Ulf Ochsenfahrt ulf at ofahrt.de
Sat Mar 15 06:49:30 EDT 2008


Waylan Limberg wrote:

> Regarding the security issues, I understand your concerns, but there

> are some situations were all document authors are trusted

> (authenticated) users and have a legitimate need for that feature. We

> can't cut them off for everyone else. However, I know that

> Python-Markdown has an option to not allow any html in a document

> (this "safe_mode" can be set to either replace with a customizable

> message, remove completely, or escape the html). Of course, to stay in

> line with the Markdown standard, it is off by default, but very easy

> to turn on in your code. Other implementations may offer a similar

> option.


Yes, there are situations where all document authors are trusted
(authentication isn't trust though), but the fact remains that this
makes markdown completely unusable for anything else. And worse, people
are not made aware of this fact. I only encountered this by coincidence,
because one of my users entered what looked like html tags into the forum.

In summary:
Markdown wasn't designed to handle this situation.
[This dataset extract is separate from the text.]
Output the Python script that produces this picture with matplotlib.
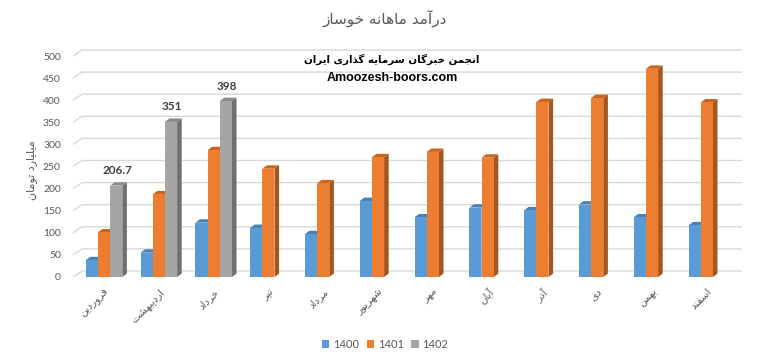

Some implementations
provide a 'safe mode' which aims to filter the code either before or
after markdown conversion.


Markdownj (Java, which I've been using) doesn't provide such an option.

Markdown.pl doesn't provide such an option.

Nanoki tries to, and fails (see related mail by Michel Fortin) on:
<script <!--
alert("Hello world!")
</script <>

PHP Markdown has something like this, and it has to be enabled in the
source (?). It fails when no_markup=true and no_entities=false on:
<script>alert('hallo');</script>

Python markdown has such an option and it appears to work for simple
tests. Looking at the code, python markdown apparently creates an XML
document tree and serializes it, making sure that the generated code is
always valid XML (that's a very good design choice if I may say so).

I havn't tried Pandoc, which was also mentioned by John MacFarlane.


Ok, thanks everyone for their input. It remains the potential issue of
some browsers automatically executing javascript when used as a source
URL for an image, and possibly also the use of javascript urls in links.
Other than that I think I'll move forward using the python markdown
implementation via jython or start porting it to java.

Again, thanks everyone for their quick replies.